▶ [WORK REQUIRED] Where a line in the listing contains the string "this", copy that line out.

▶ [DATA ROWS]

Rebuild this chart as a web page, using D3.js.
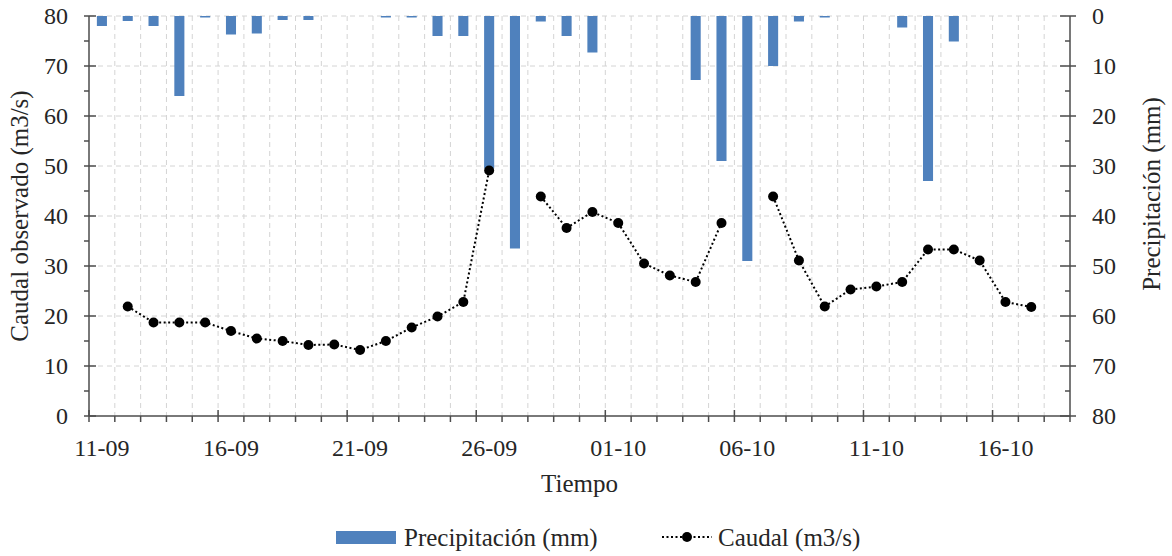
...
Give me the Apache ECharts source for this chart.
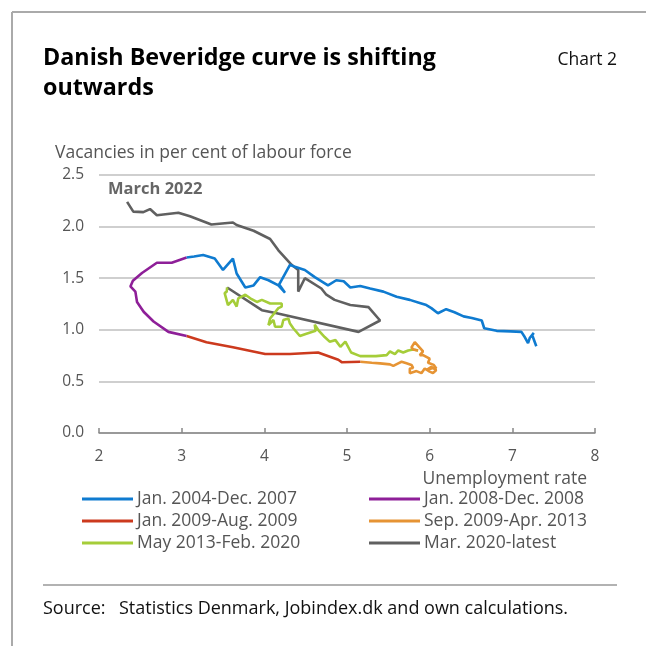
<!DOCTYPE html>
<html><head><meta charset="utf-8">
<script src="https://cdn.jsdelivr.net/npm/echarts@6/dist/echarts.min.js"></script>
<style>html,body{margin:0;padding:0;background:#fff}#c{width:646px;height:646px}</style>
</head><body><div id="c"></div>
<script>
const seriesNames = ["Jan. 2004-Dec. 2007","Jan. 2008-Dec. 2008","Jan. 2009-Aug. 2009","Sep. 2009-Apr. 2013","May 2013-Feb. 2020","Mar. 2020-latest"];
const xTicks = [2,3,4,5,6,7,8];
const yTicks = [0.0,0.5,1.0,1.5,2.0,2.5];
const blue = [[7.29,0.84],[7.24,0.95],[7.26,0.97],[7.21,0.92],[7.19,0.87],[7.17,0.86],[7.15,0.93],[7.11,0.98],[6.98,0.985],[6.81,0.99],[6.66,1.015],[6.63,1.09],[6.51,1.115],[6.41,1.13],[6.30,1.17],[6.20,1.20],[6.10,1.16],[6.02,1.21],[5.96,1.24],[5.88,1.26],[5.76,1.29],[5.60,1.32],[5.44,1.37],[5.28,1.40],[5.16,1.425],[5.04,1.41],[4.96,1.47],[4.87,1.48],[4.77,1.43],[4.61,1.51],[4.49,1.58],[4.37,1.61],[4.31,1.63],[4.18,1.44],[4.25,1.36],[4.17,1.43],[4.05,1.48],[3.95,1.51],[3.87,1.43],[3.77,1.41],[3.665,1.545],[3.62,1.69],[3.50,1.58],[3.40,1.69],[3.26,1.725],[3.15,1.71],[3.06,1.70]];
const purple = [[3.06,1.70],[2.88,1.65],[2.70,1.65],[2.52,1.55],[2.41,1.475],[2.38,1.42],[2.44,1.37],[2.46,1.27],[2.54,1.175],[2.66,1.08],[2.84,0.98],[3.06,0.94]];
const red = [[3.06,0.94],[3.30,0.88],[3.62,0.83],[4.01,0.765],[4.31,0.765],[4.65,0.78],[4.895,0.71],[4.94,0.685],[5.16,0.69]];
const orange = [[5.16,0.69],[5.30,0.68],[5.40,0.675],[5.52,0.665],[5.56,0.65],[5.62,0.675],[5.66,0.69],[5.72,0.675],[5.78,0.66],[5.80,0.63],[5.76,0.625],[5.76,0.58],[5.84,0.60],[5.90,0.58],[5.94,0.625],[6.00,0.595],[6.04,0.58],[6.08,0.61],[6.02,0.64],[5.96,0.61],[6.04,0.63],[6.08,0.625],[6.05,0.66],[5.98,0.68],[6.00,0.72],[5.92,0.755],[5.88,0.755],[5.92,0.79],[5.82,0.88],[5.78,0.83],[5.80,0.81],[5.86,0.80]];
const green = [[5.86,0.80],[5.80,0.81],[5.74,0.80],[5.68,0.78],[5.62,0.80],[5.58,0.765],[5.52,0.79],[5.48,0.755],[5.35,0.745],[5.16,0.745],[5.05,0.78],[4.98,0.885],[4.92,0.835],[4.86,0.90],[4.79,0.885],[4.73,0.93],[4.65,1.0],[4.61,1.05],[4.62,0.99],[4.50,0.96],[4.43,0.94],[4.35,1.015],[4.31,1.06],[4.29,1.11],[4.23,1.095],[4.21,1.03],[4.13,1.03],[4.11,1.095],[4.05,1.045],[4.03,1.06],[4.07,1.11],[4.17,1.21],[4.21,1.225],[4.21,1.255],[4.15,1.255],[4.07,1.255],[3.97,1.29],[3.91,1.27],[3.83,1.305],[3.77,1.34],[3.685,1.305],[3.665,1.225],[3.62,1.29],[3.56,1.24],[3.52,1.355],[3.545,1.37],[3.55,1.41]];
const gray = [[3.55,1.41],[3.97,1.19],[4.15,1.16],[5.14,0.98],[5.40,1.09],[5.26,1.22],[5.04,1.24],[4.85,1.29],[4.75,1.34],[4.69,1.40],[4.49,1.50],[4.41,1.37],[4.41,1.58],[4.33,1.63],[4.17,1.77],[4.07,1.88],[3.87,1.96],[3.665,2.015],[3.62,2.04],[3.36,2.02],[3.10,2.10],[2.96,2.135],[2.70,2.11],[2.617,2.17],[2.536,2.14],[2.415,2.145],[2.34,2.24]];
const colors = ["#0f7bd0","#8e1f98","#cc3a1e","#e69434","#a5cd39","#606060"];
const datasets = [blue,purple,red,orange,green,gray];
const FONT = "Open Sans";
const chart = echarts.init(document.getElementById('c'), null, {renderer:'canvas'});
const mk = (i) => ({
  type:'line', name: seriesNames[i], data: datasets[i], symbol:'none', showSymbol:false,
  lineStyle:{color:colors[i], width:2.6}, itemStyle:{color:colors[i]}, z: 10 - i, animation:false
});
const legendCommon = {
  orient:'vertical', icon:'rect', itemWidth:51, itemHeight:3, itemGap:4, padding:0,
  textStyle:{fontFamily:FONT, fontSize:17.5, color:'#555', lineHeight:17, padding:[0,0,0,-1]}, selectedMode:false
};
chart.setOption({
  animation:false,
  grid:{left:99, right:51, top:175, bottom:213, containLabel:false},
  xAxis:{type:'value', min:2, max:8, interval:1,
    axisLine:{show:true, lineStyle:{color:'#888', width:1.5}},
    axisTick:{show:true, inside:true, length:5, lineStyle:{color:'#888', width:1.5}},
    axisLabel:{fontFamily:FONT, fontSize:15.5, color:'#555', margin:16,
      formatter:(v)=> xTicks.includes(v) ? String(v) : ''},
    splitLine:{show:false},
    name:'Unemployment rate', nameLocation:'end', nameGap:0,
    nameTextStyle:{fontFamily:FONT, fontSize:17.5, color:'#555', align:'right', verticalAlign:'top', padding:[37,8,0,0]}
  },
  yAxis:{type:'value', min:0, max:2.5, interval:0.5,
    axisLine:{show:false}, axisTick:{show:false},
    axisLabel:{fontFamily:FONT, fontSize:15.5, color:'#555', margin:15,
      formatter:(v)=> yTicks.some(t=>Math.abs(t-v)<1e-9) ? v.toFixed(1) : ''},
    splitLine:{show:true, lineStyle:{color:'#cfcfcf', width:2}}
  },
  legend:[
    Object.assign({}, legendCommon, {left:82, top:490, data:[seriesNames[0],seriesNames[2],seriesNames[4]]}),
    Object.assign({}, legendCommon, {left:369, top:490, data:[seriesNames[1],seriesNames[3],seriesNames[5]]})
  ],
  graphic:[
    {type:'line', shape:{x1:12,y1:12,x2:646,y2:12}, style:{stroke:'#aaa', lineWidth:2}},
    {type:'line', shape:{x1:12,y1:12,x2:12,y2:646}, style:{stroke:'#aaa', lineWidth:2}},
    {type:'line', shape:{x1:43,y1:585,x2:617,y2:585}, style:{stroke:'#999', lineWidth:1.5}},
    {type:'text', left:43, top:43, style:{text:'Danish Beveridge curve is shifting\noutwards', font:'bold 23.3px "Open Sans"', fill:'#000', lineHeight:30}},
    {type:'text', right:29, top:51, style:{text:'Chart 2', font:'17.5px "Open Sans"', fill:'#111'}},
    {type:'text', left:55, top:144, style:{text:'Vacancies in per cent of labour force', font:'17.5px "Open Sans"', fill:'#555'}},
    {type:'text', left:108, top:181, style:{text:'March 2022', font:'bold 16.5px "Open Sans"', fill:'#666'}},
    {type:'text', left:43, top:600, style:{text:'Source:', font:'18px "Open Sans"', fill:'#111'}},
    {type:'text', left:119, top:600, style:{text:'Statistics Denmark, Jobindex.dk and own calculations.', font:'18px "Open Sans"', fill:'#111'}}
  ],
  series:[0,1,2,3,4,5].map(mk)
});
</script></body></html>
...
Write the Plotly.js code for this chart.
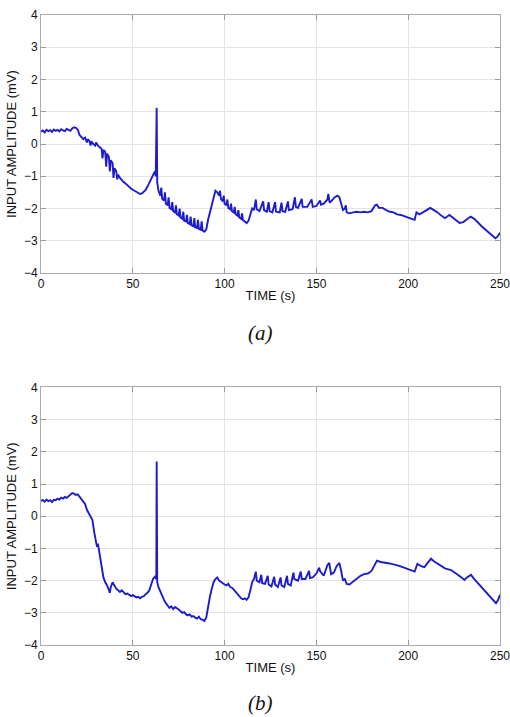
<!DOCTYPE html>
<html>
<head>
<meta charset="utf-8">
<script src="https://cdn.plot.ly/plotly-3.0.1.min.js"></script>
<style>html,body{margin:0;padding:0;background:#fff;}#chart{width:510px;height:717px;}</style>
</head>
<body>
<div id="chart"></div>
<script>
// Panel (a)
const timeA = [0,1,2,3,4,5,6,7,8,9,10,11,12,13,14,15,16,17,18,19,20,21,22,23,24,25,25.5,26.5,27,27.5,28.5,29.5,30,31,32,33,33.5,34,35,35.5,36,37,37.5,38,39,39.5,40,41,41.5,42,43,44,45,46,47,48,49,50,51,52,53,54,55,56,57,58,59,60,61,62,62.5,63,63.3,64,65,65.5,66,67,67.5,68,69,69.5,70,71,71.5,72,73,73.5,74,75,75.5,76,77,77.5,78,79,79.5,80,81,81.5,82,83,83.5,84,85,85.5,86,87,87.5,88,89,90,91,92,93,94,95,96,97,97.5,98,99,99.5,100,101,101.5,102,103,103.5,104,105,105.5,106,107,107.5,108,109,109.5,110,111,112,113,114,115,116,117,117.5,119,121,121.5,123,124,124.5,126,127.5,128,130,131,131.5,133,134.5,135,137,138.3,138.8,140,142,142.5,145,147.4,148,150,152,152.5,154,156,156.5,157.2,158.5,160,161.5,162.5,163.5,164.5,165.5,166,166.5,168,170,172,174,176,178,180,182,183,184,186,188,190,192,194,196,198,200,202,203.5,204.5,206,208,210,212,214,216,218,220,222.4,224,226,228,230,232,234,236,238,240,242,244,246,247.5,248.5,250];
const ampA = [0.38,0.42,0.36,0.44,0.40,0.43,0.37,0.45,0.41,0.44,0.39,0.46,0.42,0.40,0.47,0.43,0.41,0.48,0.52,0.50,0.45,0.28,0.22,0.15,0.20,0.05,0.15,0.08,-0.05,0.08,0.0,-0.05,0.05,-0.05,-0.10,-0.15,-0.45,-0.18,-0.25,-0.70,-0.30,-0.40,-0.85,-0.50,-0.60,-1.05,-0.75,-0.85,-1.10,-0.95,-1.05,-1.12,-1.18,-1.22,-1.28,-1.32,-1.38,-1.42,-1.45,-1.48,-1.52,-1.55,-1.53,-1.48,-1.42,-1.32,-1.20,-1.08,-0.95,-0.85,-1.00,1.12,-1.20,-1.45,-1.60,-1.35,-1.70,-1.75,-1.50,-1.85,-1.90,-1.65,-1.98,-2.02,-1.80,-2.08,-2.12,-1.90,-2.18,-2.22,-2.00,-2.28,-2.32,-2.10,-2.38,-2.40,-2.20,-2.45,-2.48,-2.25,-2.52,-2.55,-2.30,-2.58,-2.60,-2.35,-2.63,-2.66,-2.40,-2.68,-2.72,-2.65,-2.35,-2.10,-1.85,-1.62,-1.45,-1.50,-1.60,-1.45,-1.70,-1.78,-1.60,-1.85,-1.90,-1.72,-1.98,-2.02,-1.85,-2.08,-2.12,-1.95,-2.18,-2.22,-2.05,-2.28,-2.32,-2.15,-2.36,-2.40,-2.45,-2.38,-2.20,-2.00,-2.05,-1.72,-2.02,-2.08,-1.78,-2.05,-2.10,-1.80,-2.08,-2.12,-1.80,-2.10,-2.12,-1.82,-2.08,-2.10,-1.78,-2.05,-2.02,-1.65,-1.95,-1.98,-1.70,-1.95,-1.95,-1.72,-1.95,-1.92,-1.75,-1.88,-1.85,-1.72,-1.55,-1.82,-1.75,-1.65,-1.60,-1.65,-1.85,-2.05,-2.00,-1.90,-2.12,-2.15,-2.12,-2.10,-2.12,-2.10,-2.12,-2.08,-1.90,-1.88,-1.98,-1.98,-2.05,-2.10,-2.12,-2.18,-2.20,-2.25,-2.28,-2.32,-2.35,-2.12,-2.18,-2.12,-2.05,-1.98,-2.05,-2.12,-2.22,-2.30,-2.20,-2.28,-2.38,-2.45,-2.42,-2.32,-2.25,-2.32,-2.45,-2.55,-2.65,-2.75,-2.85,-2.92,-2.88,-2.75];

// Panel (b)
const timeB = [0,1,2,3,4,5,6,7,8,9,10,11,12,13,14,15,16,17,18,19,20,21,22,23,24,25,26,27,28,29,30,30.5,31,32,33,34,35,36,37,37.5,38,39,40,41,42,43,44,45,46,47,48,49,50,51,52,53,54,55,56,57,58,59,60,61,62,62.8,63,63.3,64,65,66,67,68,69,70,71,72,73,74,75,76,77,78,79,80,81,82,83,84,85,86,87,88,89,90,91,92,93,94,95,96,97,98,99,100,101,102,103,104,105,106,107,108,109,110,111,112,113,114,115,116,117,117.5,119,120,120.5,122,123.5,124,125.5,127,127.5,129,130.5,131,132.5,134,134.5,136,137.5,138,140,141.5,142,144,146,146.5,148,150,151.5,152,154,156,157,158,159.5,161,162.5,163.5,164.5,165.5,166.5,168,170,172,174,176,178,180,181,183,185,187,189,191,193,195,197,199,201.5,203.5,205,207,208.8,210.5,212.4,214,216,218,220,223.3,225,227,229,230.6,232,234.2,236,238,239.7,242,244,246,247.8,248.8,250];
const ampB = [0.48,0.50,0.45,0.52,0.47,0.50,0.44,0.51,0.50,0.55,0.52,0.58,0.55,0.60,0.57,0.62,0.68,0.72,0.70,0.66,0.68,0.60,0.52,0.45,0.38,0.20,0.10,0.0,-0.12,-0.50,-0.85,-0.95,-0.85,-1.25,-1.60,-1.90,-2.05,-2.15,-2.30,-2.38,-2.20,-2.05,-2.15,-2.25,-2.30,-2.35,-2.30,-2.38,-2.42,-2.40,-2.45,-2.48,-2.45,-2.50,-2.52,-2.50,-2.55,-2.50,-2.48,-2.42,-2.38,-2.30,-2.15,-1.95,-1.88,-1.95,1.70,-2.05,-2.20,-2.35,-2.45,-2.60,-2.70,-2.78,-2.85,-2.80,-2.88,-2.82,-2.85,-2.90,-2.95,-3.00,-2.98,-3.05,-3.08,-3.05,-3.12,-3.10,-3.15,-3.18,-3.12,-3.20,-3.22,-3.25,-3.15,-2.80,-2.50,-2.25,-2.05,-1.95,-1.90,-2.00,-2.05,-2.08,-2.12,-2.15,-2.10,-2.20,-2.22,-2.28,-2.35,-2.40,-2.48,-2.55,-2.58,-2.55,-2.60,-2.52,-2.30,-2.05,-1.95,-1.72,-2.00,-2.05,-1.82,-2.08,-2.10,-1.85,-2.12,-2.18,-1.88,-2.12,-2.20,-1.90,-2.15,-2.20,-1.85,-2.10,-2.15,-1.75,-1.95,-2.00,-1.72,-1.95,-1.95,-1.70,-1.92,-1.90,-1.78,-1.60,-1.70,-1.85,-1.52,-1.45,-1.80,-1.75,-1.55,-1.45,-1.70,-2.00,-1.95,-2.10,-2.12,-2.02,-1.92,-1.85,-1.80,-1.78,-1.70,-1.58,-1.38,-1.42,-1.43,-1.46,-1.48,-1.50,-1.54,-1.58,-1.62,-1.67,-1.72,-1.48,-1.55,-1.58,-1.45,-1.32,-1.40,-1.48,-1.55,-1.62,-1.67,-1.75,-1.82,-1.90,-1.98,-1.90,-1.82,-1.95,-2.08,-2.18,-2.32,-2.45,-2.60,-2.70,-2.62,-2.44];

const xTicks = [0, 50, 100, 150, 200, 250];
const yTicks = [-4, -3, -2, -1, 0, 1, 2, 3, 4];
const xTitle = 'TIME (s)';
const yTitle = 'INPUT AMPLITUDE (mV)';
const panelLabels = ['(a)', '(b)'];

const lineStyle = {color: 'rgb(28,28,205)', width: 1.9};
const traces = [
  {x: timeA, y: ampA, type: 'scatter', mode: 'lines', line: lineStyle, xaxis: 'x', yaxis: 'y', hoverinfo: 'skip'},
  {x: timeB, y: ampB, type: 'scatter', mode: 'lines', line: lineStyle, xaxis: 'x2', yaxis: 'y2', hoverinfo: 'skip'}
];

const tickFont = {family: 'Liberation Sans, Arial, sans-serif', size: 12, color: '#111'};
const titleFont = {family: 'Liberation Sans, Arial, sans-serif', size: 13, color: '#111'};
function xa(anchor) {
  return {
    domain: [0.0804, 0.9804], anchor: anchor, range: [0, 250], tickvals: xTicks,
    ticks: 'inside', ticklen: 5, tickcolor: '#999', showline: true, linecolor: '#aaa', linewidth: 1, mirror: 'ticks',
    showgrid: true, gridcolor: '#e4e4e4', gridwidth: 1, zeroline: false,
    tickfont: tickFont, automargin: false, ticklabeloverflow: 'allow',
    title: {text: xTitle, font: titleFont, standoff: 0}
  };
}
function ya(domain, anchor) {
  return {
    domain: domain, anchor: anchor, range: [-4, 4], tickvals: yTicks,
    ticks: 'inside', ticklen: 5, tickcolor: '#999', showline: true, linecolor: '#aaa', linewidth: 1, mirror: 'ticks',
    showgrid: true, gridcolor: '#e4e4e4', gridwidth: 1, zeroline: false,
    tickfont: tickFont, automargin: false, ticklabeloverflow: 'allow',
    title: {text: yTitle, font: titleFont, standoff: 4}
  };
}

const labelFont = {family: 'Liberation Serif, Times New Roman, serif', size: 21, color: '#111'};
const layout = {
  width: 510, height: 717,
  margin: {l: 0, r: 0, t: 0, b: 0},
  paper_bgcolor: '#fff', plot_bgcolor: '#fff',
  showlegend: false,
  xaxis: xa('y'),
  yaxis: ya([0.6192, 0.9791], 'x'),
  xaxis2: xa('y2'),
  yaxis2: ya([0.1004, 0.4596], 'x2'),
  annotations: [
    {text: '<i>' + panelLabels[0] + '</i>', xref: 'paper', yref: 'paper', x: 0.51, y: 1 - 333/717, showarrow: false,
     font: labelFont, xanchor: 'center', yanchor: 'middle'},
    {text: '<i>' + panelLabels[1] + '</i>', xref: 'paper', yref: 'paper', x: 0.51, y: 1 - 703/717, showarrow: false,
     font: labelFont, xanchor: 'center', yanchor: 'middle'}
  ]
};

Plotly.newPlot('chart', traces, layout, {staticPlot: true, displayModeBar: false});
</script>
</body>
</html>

▶ [THE RESULT]
Rebuild this chart as a web page, using D3.js.
Give me the Apache ECharts source for this chart.
Write the Plotly.js code for this chart.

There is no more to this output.